My 51 gmc has 12 volt battery. Not sure if the coil is 12 volt or not. But still running old generator and starter. Has a little resistor on the firewall. It also has the push button stater on the floor by the gas pedal

Jeff

Just call me the midget doctor.
Forestry Forum Founder and Chief Cook and Bottle Washer.

Commercial circle sawmill sawyer in a past life for 25yrs.
Ezekiel 22:30

thechknhwk

Drop a 12v cummins in that bad boy and put a dump bed on it with drop sides :D :D :D ;D

grouch

That red firewall looks sharp against that dark body.

Are there any rust issues at all in the sheet metal? Fender wells? Sills around windows and doors? Under trim? I haven't seen any rot in any of the photos posted. Heckuva barn find.

Will you be saving (ziploc bag or something) any original parts that you replace with more modern ones? I can see some museum director 100 years from now cackling like a maniac at finding that truck and a pile of parts.

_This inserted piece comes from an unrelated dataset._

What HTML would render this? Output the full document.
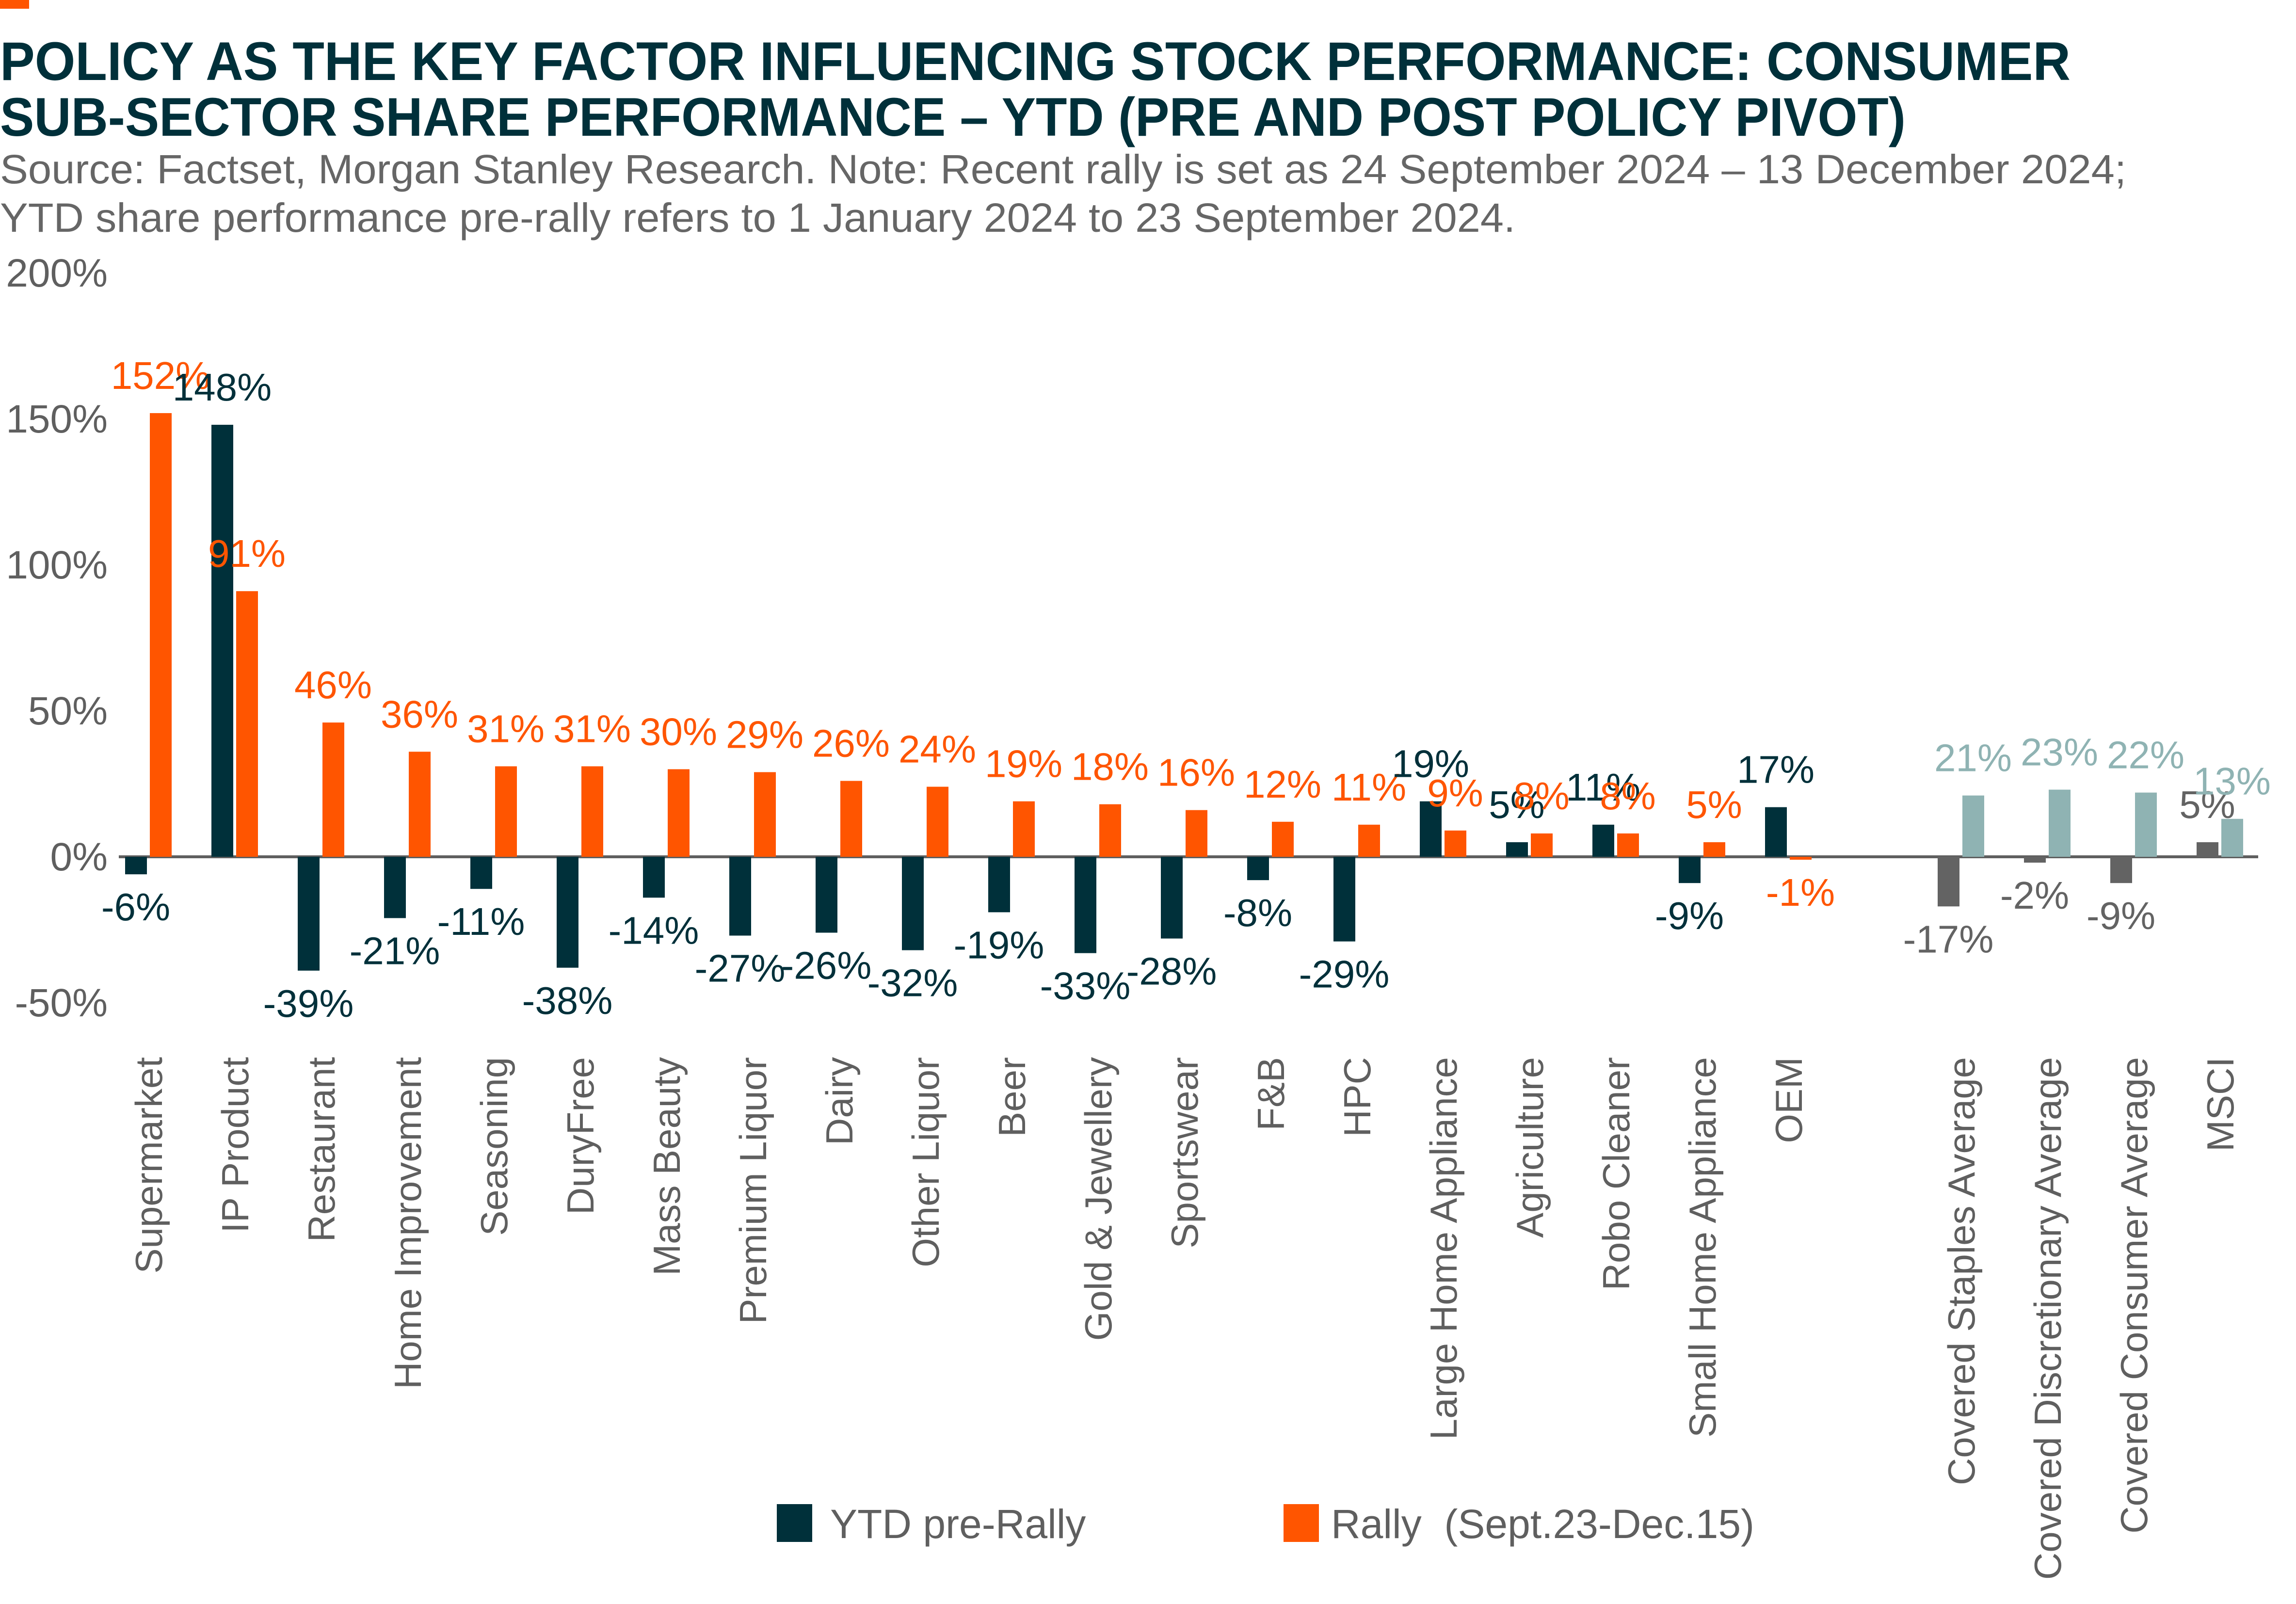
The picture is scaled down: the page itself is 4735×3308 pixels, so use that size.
<!DOCTYPE html>
<html><head><meta charset="utf-8"><style>
html,body{margin:0;padding:0;background:#fff}
svg{display:block;font-family:"Liberation Sans",sans-serif}
</style></head><body>
<svg id="chart" width="4735" height="3308" viewBox="0 0 4735 3308" xmlns="http://www.w3.org/2000/svg">
<rect x="0" y="0" width="60" height="18" fill="#ff5500"/>
<text x="0" y="165" font-size="112" font-weight="bold" fill="#00303a" textLength="4270" lengthAdjust="spacingAndGlyphs">POLICY AS THE KEY FACTOR INFLUENCING STOCK PERFORMANCE: CONSUMER</text>
<text x="0" y="280" font-size="112" font-weight="bold" fill="#00303a" textLength="3930" lengthAdjust="spacingAndGlyphs">SUB-SECTOR SHARE PERFORMANCE – YTD (PRE AND POST POLICY PIVOT)</text>
<text x="0" y="378" font-size="84" fill="#666" textLength="4385" lengthAdjust="spacingAndGlyphs">Source: Factset, Morgan Stanley Research. Note: Recent rally is set as 24 September 2024 – 13 December 2024;</text>
<text x="0" y="478" font-size="84" fill="#666" textLength="3125" lengthAdjust="spacingAndGlyphs">YTD share performance pre-rally refers to 1 January 2024 to 23 September 2024.</text>
<g id="yaxis"></g><g id="bars"></g><g id="labels"></g><g id="cats"></g>
<g>
<rect x="1602" y="3102" width="73" height="78" fill="#00303a"/>
<text x="1712" y="3172" font-size="84" fill="#5f5f5f">YTD pre-Rally</text>
<rect x="2647" y="3102" width="73" height="78" fill="#ff5500"/>
<text x="2745" y="3172" font-size="84" fill="#5f5f5f" xml:space="preserve">Rally  (Sept.23-Dec.15)</text>
</g>
</svg>
<script>
const categories = ["Supermarket","IP Product","Restaurant","Home Improvement","Seasoning","DuryFree","Mass Beauty","Premium Liquor","Dairy","Other Liquor","Beer","Gold & Jewellery","Sportswear","F&B","HPC","Large Home Appliance","Agriculture","Robo Cleaner","Small Home Appliance","OEM"];
const ytdValues = [-6,148,-39,-21,-11,-38,-14,-27,-26,-32,-19,-33,-28,-8,-29,19,5,11,-9,17];
const rallyValues = [152,91,46,36,31,31,30,29,26,24,19,18,16,12,11,9,8,8,5,-1];
const avgCategories = ["Covered Staples Average","Covered Discretionary Average","Covered Consumer Average","MSCI"];
const avgYtdValues = [-17,-2,-9,5];
const avgRallyValues = [21,23,22,13];
const yTicks = [-50,0,50,100,150,200];

const NS="http://www.w3.org/2000/svg";
const zeroY=1767, pxPer=6.02;
const y=v=>zeroY-v*pxPer;
const slotX=i=>306+i*178;
function mk(tag,attrs,parent){const e=document.createElementNS(NS,tag);for(const k in attrs)e.setAttribute(k,attrs[k]);parent.appendChild(e);return e;}
const gY=document.getElementById('yaxis'),gB=document.getElementById('bars'),gL=document.getElementById('labels'),gC=document.getElementById('cats');
yTicks.forEach(t=>{
  const tx=mk('text',{x:222,y:y(t)+28,'font-size':82,fill:'#5f5f5f','text-anchor':'end'},gY);
  
  
  tx.textContent=t+'%';
});
const ax=mk('line',{x1:245,x2:4657,y1:zeroY,y2:zeroY,stroke:'#5f5f5f','stroke-width':6},gY);



function drawPair(i,cat,v1,v2,c1,c2,lc1,lc2,slot){
  const cx=slotX(slot);
  [[v1,cx-48,c1,lc1,'bar-ytd','value-label-ytd'],[v2,cx+3,c2,lc2,'bar-rally','value-label-rally']].forEach(([v,x,c,lc,nm,ln])=>{
    const top=Math.min(y(v),zeroY),h=Math.abs(y(v)-zeroY);
    const r=mk('rect',{x:x,y:top,width:45,height:h,fill:c},gB);
    
    
    const ly=v>=0?y(v)-50:y(v)+95;
    const t=mk('text',{x:x+22,y:ly,'font-size':80,fill:lc,'text-anchor':'middle'},gL);
    
    
    t.textContent=v+'%';
  });
  const ct=mk('text',{x:0,y:0,'font-size':78,fill:'#5f5f5f','text-anchor':'end',transform:`translate(${cx+28},2180) rotate(-90)`},gC);
  
  
  ct.textContent=cat;
}
categories.forEach((c,i)=>drawPair(i,c,ytdValues[i],rallyValues[i],'#00303a','#ff5500','#00303a','#ff5500',i));
avgCategories.forEach((c,i)=>drawPair(i,c,avgYtdValues[i],avgRallyValues[i],'#636363','#8fb3b3','#636363','#8fb3b3',21+i));
</script>
</body></html>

Got any closeups of the latches on the butterfly hood?
Find something to do that interests you.

Don P

Not wanting to break in on Grouch's comments, cause I want to see that but it wanted to confirm on the starter question before I head out. A closeup of the hood ornament would be cool too. That is a stylized ram.

I looked at the tractor, I did switch to negative ground and the starter works fine. I also noticed the resistor and either I had a brain fart or something didn't pan out... oldtimers can't remember which, I bypassed it and haven't been replacing points. Not huge use but several hundred hours since the changeover without issue that I know of.